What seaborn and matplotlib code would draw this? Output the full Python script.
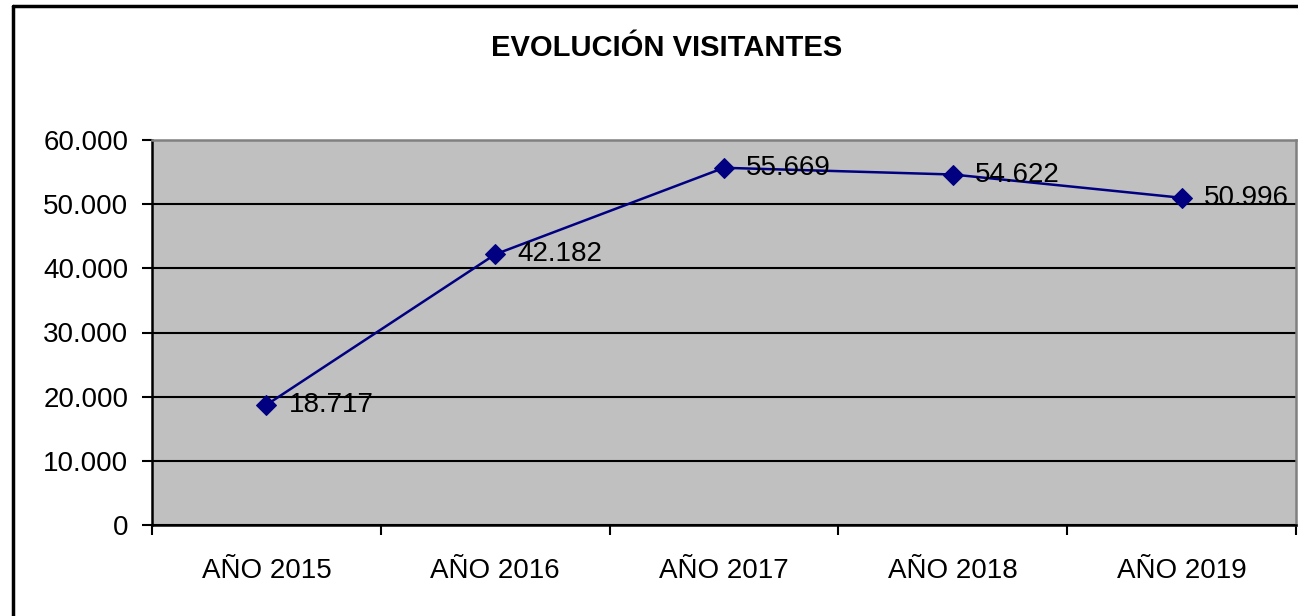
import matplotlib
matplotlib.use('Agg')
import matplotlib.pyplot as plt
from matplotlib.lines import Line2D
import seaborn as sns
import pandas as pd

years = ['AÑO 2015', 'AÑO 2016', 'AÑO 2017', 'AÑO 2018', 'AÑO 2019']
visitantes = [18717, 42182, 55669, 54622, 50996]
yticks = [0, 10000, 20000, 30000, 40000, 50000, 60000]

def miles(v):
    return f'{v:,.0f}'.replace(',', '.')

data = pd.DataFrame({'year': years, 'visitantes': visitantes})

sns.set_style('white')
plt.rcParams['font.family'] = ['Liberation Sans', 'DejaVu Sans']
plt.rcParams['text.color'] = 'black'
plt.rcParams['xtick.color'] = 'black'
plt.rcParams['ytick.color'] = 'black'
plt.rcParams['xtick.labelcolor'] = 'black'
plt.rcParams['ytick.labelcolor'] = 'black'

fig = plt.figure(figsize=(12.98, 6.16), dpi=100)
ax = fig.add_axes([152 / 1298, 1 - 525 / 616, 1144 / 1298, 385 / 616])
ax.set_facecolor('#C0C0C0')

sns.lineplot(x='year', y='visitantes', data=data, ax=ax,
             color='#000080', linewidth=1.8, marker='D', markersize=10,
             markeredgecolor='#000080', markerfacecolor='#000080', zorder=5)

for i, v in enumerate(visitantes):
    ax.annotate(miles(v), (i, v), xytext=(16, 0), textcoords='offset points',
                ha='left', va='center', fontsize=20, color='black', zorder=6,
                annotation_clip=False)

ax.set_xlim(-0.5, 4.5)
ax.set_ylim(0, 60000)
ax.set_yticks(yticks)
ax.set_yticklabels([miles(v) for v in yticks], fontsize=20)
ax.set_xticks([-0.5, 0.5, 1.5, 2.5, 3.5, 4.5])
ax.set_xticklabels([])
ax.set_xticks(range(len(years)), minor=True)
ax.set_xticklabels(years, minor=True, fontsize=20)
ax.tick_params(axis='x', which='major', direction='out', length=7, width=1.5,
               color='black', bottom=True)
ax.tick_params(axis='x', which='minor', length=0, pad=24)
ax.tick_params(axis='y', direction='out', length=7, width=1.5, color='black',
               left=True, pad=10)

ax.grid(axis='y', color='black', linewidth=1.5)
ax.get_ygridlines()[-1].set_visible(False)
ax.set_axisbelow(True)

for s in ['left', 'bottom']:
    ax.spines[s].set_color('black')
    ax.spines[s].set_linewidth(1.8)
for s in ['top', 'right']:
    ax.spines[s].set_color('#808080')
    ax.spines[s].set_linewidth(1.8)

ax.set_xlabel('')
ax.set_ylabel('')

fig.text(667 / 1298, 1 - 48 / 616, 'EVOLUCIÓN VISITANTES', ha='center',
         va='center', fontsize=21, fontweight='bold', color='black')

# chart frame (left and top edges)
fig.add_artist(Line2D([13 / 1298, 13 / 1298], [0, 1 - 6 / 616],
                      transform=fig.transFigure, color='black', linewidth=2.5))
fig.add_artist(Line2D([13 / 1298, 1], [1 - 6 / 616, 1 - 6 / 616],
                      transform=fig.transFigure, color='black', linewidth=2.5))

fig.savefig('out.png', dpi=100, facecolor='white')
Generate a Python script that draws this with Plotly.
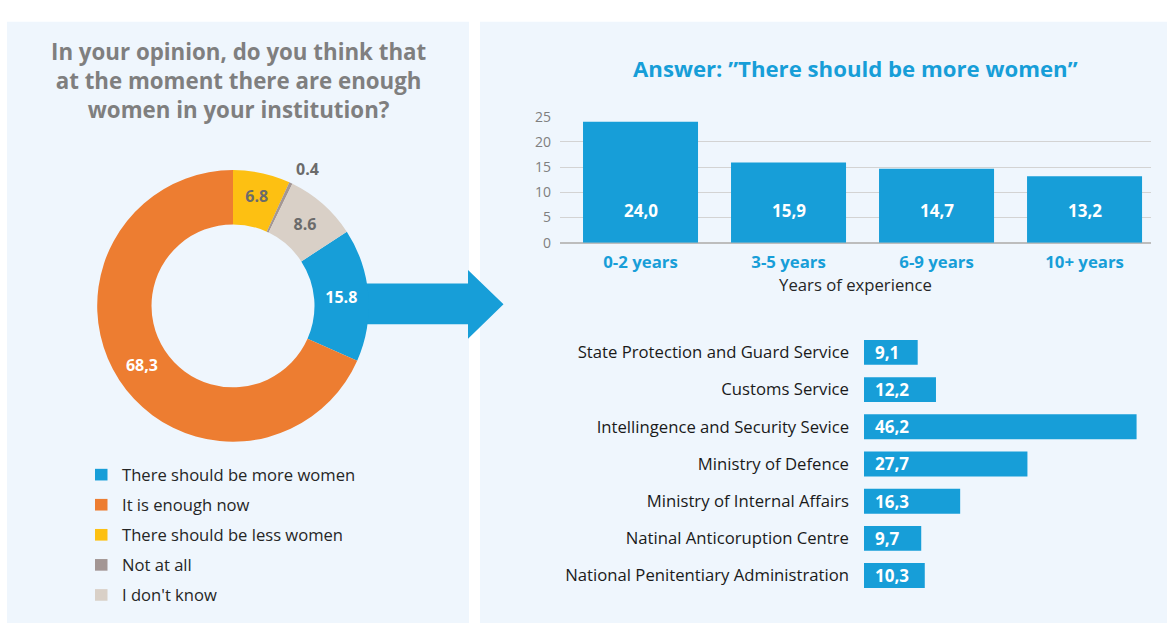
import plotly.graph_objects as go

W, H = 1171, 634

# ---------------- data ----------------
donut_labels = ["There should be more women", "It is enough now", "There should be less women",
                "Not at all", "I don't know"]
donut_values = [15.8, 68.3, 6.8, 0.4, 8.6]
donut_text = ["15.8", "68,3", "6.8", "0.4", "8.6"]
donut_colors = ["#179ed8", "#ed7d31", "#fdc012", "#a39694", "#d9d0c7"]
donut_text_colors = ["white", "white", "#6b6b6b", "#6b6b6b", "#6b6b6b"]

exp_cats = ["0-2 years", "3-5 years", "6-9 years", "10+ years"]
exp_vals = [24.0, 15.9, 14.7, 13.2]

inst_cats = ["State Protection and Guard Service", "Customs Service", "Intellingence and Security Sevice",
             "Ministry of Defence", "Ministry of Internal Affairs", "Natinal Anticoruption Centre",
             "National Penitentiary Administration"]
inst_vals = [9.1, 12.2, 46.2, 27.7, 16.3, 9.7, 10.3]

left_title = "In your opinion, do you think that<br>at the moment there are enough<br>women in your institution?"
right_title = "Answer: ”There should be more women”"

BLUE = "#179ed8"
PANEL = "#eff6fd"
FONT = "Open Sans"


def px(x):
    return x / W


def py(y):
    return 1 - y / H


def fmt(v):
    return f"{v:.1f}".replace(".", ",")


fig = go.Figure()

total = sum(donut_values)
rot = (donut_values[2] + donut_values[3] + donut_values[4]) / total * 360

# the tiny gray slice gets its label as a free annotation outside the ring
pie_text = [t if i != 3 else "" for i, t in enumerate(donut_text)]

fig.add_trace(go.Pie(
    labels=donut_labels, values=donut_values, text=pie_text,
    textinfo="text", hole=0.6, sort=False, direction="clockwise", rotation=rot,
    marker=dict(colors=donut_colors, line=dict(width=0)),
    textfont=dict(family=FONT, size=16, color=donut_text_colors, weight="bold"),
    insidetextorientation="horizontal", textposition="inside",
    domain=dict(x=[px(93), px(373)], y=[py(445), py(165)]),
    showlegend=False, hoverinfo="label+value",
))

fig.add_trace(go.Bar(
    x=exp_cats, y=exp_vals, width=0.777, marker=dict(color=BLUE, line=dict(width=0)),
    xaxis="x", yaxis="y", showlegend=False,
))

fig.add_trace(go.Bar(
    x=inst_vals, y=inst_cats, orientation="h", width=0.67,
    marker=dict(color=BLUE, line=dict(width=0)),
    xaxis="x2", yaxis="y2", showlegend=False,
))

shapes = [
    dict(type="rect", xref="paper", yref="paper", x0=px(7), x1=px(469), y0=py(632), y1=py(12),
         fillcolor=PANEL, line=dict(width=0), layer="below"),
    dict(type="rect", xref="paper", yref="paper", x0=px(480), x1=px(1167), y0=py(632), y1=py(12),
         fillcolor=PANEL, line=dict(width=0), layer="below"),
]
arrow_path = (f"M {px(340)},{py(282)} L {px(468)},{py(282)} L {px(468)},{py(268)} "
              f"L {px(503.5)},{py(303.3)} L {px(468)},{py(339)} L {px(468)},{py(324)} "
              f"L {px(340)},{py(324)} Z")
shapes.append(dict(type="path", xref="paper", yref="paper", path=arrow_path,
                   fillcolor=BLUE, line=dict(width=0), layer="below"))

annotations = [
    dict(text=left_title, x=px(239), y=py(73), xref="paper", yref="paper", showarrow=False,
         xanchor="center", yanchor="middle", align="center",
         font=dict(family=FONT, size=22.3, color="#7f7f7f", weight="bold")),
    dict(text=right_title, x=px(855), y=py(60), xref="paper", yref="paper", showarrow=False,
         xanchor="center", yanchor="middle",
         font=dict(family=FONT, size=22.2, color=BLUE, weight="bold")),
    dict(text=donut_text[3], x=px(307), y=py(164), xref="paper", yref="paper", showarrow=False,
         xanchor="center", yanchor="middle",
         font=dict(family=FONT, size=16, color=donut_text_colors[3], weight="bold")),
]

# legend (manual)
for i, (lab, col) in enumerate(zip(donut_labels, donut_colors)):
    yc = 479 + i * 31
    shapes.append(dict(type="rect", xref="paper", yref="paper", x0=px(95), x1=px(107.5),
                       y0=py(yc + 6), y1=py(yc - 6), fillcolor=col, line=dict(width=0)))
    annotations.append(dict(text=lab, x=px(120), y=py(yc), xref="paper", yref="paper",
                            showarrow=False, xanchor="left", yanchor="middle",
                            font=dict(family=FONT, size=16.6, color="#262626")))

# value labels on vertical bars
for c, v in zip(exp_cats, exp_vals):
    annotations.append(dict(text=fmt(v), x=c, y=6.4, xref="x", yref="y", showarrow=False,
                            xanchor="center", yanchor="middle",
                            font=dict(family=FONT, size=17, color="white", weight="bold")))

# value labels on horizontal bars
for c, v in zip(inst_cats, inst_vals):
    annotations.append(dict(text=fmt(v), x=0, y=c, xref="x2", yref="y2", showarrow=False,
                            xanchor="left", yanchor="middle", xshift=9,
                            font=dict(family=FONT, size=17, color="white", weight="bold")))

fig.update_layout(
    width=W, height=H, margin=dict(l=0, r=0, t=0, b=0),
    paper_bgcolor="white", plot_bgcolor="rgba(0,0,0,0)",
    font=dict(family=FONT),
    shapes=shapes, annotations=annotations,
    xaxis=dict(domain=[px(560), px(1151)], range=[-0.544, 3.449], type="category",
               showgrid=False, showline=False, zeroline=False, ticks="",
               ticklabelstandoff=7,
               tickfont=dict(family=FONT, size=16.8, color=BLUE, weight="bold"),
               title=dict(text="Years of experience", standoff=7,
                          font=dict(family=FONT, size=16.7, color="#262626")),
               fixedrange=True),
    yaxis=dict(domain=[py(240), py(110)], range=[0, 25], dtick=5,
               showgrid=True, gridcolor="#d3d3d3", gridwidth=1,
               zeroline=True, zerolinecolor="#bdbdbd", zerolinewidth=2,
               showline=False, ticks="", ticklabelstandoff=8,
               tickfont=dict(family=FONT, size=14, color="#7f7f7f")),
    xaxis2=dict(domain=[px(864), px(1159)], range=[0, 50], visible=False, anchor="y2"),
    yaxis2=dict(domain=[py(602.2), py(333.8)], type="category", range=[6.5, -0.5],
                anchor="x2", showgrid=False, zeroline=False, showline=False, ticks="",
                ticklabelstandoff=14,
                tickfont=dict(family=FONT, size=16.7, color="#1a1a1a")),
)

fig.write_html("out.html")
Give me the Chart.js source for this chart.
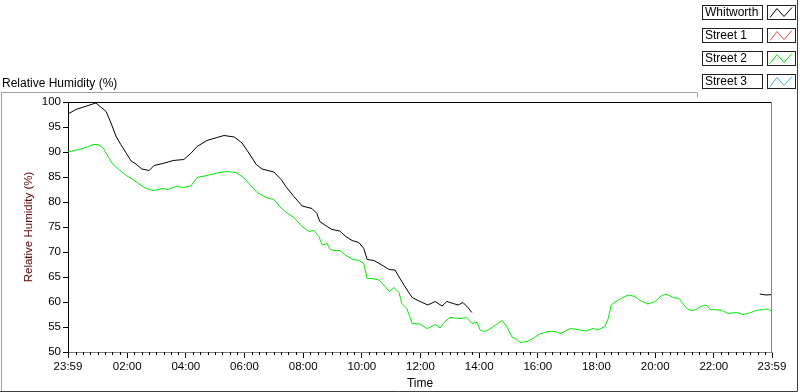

• _Written instruction_
Begin at the first line of the data above and repeat each line exactly, stopping after the line containing "import pandas as pd". Omit the pictures.

• _Answer to the exercise_
What seaborn and matplotlib code would draw this? Output the full Python script.
import matplotlib
matplotlib.use('Agg')
import matplotlib.pyplot as plt
from matplotlib.lines import Line2D
import seaborn as sns
import pandas as pd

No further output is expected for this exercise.